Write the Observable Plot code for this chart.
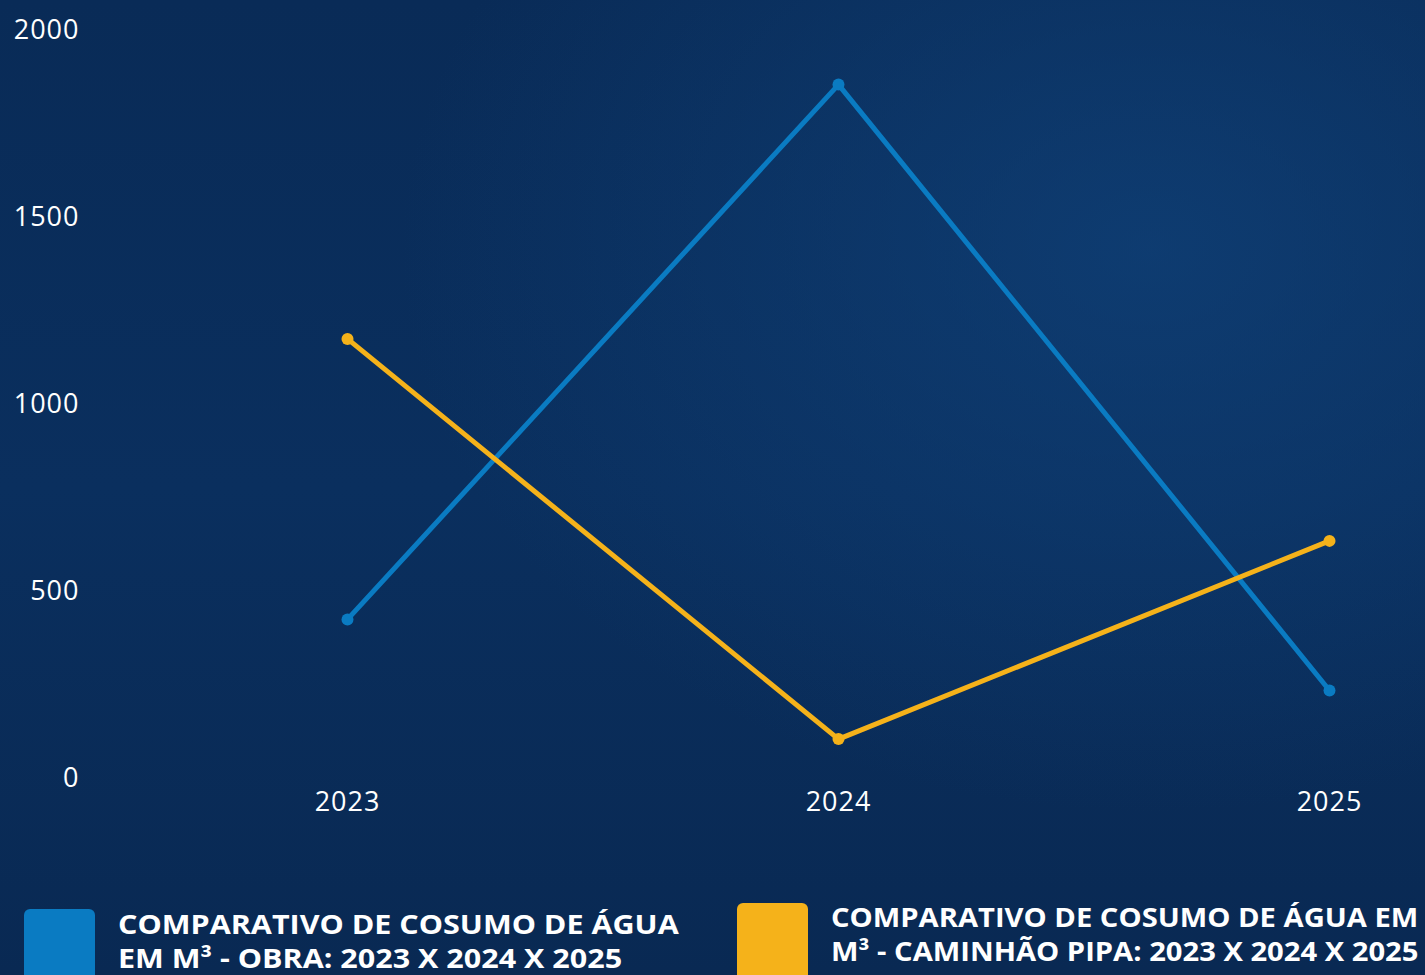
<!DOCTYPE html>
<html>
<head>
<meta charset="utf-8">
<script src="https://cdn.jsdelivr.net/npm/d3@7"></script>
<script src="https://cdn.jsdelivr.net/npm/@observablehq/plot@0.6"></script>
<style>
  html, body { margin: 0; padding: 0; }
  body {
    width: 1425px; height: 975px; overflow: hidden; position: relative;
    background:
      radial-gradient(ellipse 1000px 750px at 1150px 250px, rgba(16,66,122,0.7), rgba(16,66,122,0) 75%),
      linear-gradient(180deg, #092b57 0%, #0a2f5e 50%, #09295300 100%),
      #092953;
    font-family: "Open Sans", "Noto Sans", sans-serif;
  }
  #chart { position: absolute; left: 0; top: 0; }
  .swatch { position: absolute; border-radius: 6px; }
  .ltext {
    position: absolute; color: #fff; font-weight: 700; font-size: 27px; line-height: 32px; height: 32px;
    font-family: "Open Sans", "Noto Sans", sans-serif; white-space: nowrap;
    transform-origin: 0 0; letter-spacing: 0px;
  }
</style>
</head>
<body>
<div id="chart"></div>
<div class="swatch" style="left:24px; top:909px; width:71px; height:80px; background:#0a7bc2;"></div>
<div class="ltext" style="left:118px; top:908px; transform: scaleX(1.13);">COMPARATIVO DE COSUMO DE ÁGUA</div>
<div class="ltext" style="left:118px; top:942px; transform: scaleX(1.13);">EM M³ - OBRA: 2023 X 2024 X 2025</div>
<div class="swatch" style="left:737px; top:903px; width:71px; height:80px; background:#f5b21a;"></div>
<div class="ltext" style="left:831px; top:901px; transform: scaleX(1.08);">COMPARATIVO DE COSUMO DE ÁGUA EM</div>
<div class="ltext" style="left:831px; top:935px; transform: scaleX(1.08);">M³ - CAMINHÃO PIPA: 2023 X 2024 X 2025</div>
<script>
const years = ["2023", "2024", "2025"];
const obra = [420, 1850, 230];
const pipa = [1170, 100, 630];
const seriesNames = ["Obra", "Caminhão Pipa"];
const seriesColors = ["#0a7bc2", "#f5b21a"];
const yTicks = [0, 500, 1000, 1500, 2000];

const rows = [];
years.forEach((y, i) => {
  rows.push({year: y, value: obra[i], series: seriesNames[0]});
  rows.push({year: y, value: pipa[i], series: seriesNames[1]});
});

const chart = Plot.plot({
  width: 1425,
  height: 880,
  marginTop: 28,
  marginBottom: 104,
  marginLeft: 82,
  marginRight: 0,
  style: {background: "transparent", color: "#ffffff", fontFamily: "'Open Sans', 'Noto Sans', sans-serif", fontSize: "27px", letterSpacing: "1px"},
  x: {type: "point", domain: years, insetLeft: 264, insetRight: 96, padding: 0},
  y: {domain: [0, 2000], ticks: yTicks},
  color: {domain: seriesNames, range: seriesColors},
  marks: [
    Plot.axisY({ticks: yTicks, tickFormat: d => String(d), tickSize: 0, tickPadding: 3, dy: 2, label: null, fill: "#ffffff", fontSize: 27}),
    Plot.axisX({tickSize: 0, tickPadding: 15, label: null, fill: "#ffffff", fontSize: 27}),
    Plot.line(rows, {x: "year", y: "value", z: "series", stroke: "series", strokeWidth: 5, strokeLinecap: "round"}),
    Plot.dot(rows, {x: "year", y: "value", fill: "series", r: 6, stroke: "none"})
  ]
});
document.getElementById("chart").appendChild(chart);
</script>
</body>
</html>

────

> WHAT YOU NEED TO DO
Write out the listing word for word, omitting the pictures it holds.

> TASK RESPONSE
Write the Observable Plot code for this chart.
<!DOCTYPE html>
<html>
<head>
<meta charset="utf-8">
<script src="https://cdn.jsdelivr.net/npm/d3@7"></script>
<script src="https://cdn.jsdelivr.net/npm/@observablehq/plot@0.6"></script>
<style>
  html, body { margin: 0; padding: 0; }
  body {
    width: 1425px; height: 975px; overflow: hidden; position: relative;
    background:
      radial-gradient(ellipse 1000px 750px at 1150px 250px, rgba(16,66,122,0.7), rgba(16,66,122,0) 75%),
      linear-gradient(180deg, #092b57 0%, #0a2f5e 50%, #09295300 100%),
      #092953;
    font-family: "Open Sans", "Noto Sans", sans-serif;
  }
  #chart { position: absolute; left: 0; top: 0; }
  .swatch { position: absolute; border-radius: 6px; }
  .ltext {
    position: absolute; color: #fff; font-weight: 700; font-size: 27px; line-height: 32px; height: 32px;
    font-family: "Open Sans", "Noto Sans", sans-serif; white-space: nowrap;
    transform-origin: 0 0; letter-spacing: 0px;
  }
</style>
</head>
<body>
<div id="chart"></div>
<div class="swatch" style="left:24px; top:909px; width:71px; height:80px; background:#0a7bc2;"></div>
<div class="ltext" style="left:118px; top:908px; transform: scaleX(1.13);">COMPARATIVO DE COSUMO DE ÁGUA</div>
<div class="ltext" style="left:118px; top:942px; transform: scaleX(1.13);">EM M³ - OBRA: 2023 X 2024 X 2025</div>
<div class="swatch" style="left:737px; top:903px; width:71px; height:80px; background:#f5b21a;"></div>
<div class="ltext" style="left:831px; top:901px; transform: scaleX(1.08);">COMPARATIVO DE COSUMO DE ÁGUA EM</div>
<div class="ltext" style="left:831px; top:935px; transform: scaleX(1.08);">M³ - CAMINHÃO PIPA: 2023 X 2024 X 2025</div>
<script>
const years = ["2023", "2024", "2025"];
const obra = [420, 1850, 230];
const pipa = [1170, 100, 630];
const seriesNames = ["Obra", "Caminhão Pipa"];
const seriesColors = ["#0a7bc2", "#f5b21a"];
const yTicks = [0, 500, 1000, 1500, 2000];

const rows = [];
years.forEach((y, i) => {
  rows.push({year: y, value: obra[i], series: seriesNames[0]});
  rows.push({year: y, value: pipa[i], series: seriesNames[1]});
});

const chart = Plot.plot({
  width: 1425,
  height: 880,
  marginTop: 28,
  marginBottom: 104,
  marginLeft: 82,
  marginRight: 0,
  style: {background: "transparent", color: "#ffffff", fontFamily: "'Open Sans', 'Noto Sans', sans-serif", fontSize: "27px", letterSpacing: "1px"},
  x: {type: "point", domain: years, insetLeft: 264, insetRight: 96, padding: 0},
  y: {domain: [0, 2000], ticks: yTicks},
  color: {domain: seriesNames, range: seriesColors},
  marks: [
    Plot.axisY({ticks: yTicks, tickFormat: d => String(d), tickSize: 0, tickPadding: 3, dy: 2, label: null, fill: "#ffffff", fontSize: 27}),
    Plot.axisX({tickSize: 0, tickPadding: 15, label: null, fill: "#ffffff", fontSize: 27}),
    Plot.line(rows, {x: "year", y: "value", z: "series", stroke: "series", strokeWidth: 5, strokeLinecap: "round"}),
    Plot.dot(rows, {x: "year", y: "value", fill: "series", r: 6, stroke: "none"})
  ]
});
document.getElementById("chart").appendChild(chart);
</script>
</body>
</html>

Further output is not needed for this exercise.